Speeding is truly a complex safety problem involving the intersection of socioeconomic norms and trends (including vehicle preferences, consumer trends and others); balancing mobility and safety expectations; design of road networks, land uses, and changes among these; human behavior and fallibility; and legal frameworks, enforcement, and adjudication practices. There are many potentially effective policies, practices and tools that may be restricted, limited, and lacking in political support. For example, the expectation is that drivers should be able to control their own speed, but as research has shown, drivers often lack the ability or the will to always limit speeding on their own. Policies for widespread implementation of technologies such as Intelligent Speed Assistance that could offer the kind of control that drives do not want or are unable to exact for themselves have not garnered the necessary research or political backing in the United States, although they have been widely tested and are being implemented in Europe and other countries that have adopted and implemented the Safe Systems approach. Further, these measures are less likely to be adopted and consistently used on a voluntary basis by those who need them most.

Traffic enforcement in many jurisdictions has proven difficult to sustain (Thomas et al., 2013), and the situation may be getting worse. Surveys suggest that there is decreasing enforcement relative to vehicles miles traveled, and there may be less use of high-visibility traffic enforcement due to manpower issues in some jurisdictions (Byrne et al., 2021). High-visibility enforcement models also may face new challenges from cell phone apps available to alert drivers of radar and speed safety camera (SSC) locations allowing for route changes or speed reductions in the specific areas to avoid citations. In addition, the use of proven technologies such as SSCs that could be used to magnify enforcement and significantly increase general deterrence of speeding have been highly restricted in many States (NTSB, 2017). (See the Speed Safety Camera Enforcement countermeasure.)

Traditional traffic enforcement faces other challenges and feedback loops that limit durability and effectiveness. For example, speed enforcement may be increased due to a speeding and crash problem. When speeding declines, the enforcement may be reduced and the resources directed elsewhere, with the result that speeding soon increases again. Regular traffic enforcement and adjudication also allows significant discretion to law enforcement officers and the courts, which while intended to allow judgement and situational considerations, may lead to different outcomes for different violators. As more citations are issued, a backlog of court cases may result in ineffective and inconsistent prosecution if prosecutors and judges do not believe in the seriousness of speeding cases and sufficient resources are not provided (TRB, 1998; Alexander & Stradling, 2021b). These practices may result in inequitable outcomes and undermine the effectiveness and perceived legitimacy of speed enforcement as a safety issue (Neuman et al., 2009) and may even contribute to less enforcement (Byrne et al., 2021).
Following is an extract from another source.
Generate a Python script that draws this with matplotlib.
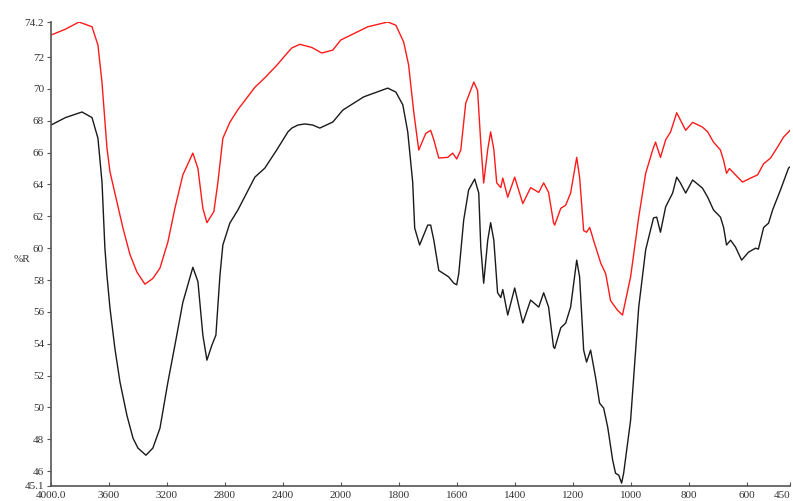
import numpy as np
import matplotlib
matplotlib.use("Agg")
import matplotlib.pyplot as plt

# FTIR spectra, wavenumber (cm-1) vs %R
wn_red = [4000, 3900, 3807, 3717, 3676, 3648, 3614, 3593, 3545, 3503, 3455, 3407, 3352,
          3297, 3248, 3193, 3145, 3090, 3021, 2986, 2952, 2924, 2876, 2848, 2814, 2766,
          2710, 2593, 2524, 2440, 2365, 2338, 2283, 2200, 2131, 2055, 2000, 1907, 1838,
          1810, 1783, 1766, 1748, 1731, 1707, 1690, 1679, 1662, 1631, 1614, 1600, 1586,
          1569, 1541, 1528, 1517, 1507, 1493, 1483, 1472, 1462, 1448, 1441, 1424, 1400,
          1372, 1345, 1317, 1300, 1283, 1266, 1262, 1241, 1224, 1207, 1186, 1176, 1162,
          1152, 1141, 1128, 1103, 1086, 1069, 1045, 1028, 1000, 972, 948, 924, 914, 897,
          879, 862, 841, 828, 810, 786, 752, 734, 714, 690, 679, 669, 659, 638, 614, 586,
          562, 541, 517, 493, 472, 455, 450]
r_red = [73.38, 73.75, 74.2, 73.9, 72.75, 70.4, 66.3, 64.8, 62.9, 61.25, 59.6, 58.5, 57.74,
         58.1, 58.75, 60.4, 62.5, 64.6, 65.97, 65.0, 62.5, 61.6, 62.3, 64.15, 66.9, 67.9,
         68.7, 70.1, 70.7, 71.5, 72.3, 72.57, 72.8, 72.6, 72.25, 72.44, 73.07, 73.9, 74.2,
         74.0, 72.94, 71.5, 68.5, 66.16, 67.2, 67.4, 66.8, 65.66, 65.7, 65.97, 65.6, 66.16,
         69.1, 70.43, 69.9, 66.6, 64.09, 66.2, 67.3, 66.2, 64.1, 63.8, 64.4, 63.2, 64.46,
         62.8, 63.8, 63.5, 64.1, 63.5, 61.6, 61.45, 62.5, 62.7, 63.46, 65.7, 64.46, 61.1,
         61.0, 61.3, 60.5, 59.06, 58.4, 56.7, 56.1, 55.8, 58.2, 61.95, 64.7, 66.16, 66.66, 65.7,
         66.8, 67.3, 68.5, 68.04, 67.4, 67.9, 67.6, 67.3, 66.66, 66.16, 65.5, 64.7, 65.0, 64.6, 64.15, 64.4,
         64.6, 65.3, 65.66, 66.35, 66.98, 67.3, 67.4]

wn_blk = [4000, 3900, 3786, 3717, 3676, 3648, 3628, 3614, 3593, 3559, 3524, 3476, 3434,
          3400, 3345, 3297, 3248, 3193, 3145, 3090, 3021, 2986, 2952, 2924, 2890, 2862,
          2834, 2814, 2766, 2710, 2593, 2524, 2440, 2365, 2338, 2296, 2248, 2193, 2145,
          2055, 1993, 1921, 1838, 1810, 1786, 1769, 1752, 1745, 1728, 1700, 1690, 1679,
          1662, 1628, 1610, 1600, 1593, 1576, 1559, 1538, 1524, 1517, 1507, 1493, 1483,
          1472, 1459, 1448, 1441, 1424, 1400, 1372, 1345, 1317, 1300, 1283, 1266, 1262,
          1241, 1224, 1207, 1186, 1176, 1162, 1152, 1138, 1121, 1107, 1093, 1079, 1062,
          1052, 1041, 1031, 1024, 1000, 972, 948, 921, 910, 897, 879, 855, 841, 828, 810,
          786, 752, 734, 714, 690, 679, 669, 655, 638, 617, 593, 569, 559, 541, 524, 510,
          483, 455, 450]
r_blk = [67.73, 68.2, 68.55, 68.2, 66.9, 64.15, 60.0, 58.3, 56.24, 53.7, 51.6, 49.5, 48.07,
         47.45, 47.0, 47.45, 48.7, 51.6, 53.9, 56.6, 58.8, 57.9, 54.54, 52.97, 53.9, 54.54,
         58.3, 60.2, 61.57, 62.4, 64.46, 65.03, 66.2, 67.3, 67.54, 67.73, 67.8, 67.73, 67.54,
         67.92, 68.67, 69.5, 70.05, 69.8, 69.0, 67.3, 64.15, 61.26, 60.2, 61.45, 61.45, 60.5,
         58.6, 58.2, 57.8, 57.7, 58.4, 61.76, 63.65, 64.34, 63.46, 60.07, 57.8, 60.5, 61.6,
         60.5, 57.2, 56.9, 57.4, 55.8, 57.5, 55.3, 56.74, 56.3, 57.2, 56.3, 53.8, 53.7,
         55.0, 55.3, 56.3, 59.25, 58.2, 53.6, 52.85, 53.6, 51.9, 50.27, 49.96, 48.76, 46.7,
         45.87, 45.75, 45.25, 45.87, 49.2, 56.3, 59.9, 61.9, 61.95, 61.0, 62.6, 63.46, 64.46, 64.09, 63.46,
         64.28, 63.77, 63.2, 62.4, 61.95, 61.3, 60.2, 60.5, 60.07, 59.25, 59.75, 60.0, 59.94, 61.3, 61.57, 62.4,
         63.65, 65.03, 65.1]

xticks = [4000, 3600, 3200, 2800, 2400, 2000, 1800, 1600, 1400, 1200, 1000, 800, 600, 450]
xlabels = ["4000.0", "3600", "3200", "2800", "2400", "2000", "1800", "1600", "1400",
           "1200", "1000", "800", "600", "450"]
yticks = [45.1, 46, 48, 50, 52, 54, 56, 58, 60, 62, 64, 66, 68, 70, 72, 74.2]


# below 2000 cm-1 the axis is stretched two-fold
def fwd(x):
    x = np.asarray(x, dtype=float)
    return np.where(x >= 2000, (x - 2000) / 400.0, (x - 2000) / 200.0)


def inv(u):
    u = np.asarray(u, dtype=float)
    return np.where(u >= 0, 2000 + 400.0 * u, 2000 + 200.0 * u)


plt.rcParams['font.family'] = ['Liberation Serif', 'DejaVu Serif']

fig = plt.figure(figsize=(7.93, 5.01), dpi=100)
ax = fig.add_axes([51 / 793, 1 - 485.5 / 501, (790 - 51) / 793, (485.5 - 22) / 501])
ax.set_xscale('function', functions=(fwd, inv))

ax.plot(wn_red, r_red, color='#ff1a1a', lw=1.0)
ax.plot(wn_blk, r_blk, color='#1a1a1a', lw=1.0)

ax.set_xlim(4000, 450)
ax.set_ylim(45.1, 74.2)
ax.set_xticks(xticks)
ax.set_xticklabels(xlabels)
ax.set_yticks(yticks)
ax.set_yticklabels([str(v) if v in (45.1, 74.2) else str(int(v)) for v in yticks])
ax.minorticks_off()
# last label would run off the right edge
ax.get_xticklabels()[-1].set_horizontalalignment('right')

for s in ['top', 'right']:
    ax.spines[s].set_visible(False)
for s in ['left', 'bottom']:
    ax.spines[s].set_color('#555555')
    ax.spines[s].set_linewidth(1.2)

ax.tick_params(axis='x', direction='in', length=3, width=0.8, colors='#555555',
               labelcolor='#333333', labelsize=8, pad=4)
ax.tick_params(axis='y', direction='out', length=3, width=0.8, colors='#555555',
               labelcolor='#333333', labelsize=8, pad=2)

fig.text(14 / 793, 1 - 260 / 501, '%R', fontsize=8, color='#333333', va='center')

fig.savefig('out.png', dpi=100)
These inter-woven conditions explain why it is essential to have a comprehensive and coordinated, system-based approach to managing speedone that incorporates local and State input from diverse stakeholders. Many engineering countermeasures are available to address speeding, and these measures may be more effective long-term and easier to implement than enforcement. Furthermore, speed lowering designs should be considered alongside changes to speed limits to help achieve speed limit credibility. Many of the countermeasures in this chapter also require involvement of State DOTs because of their role in setting speed limits and evaluating the need for road safety improvements (which should be done before determining need for enforcement strategies). The Key Resources section provides links to guidance for developing such plans and strategies.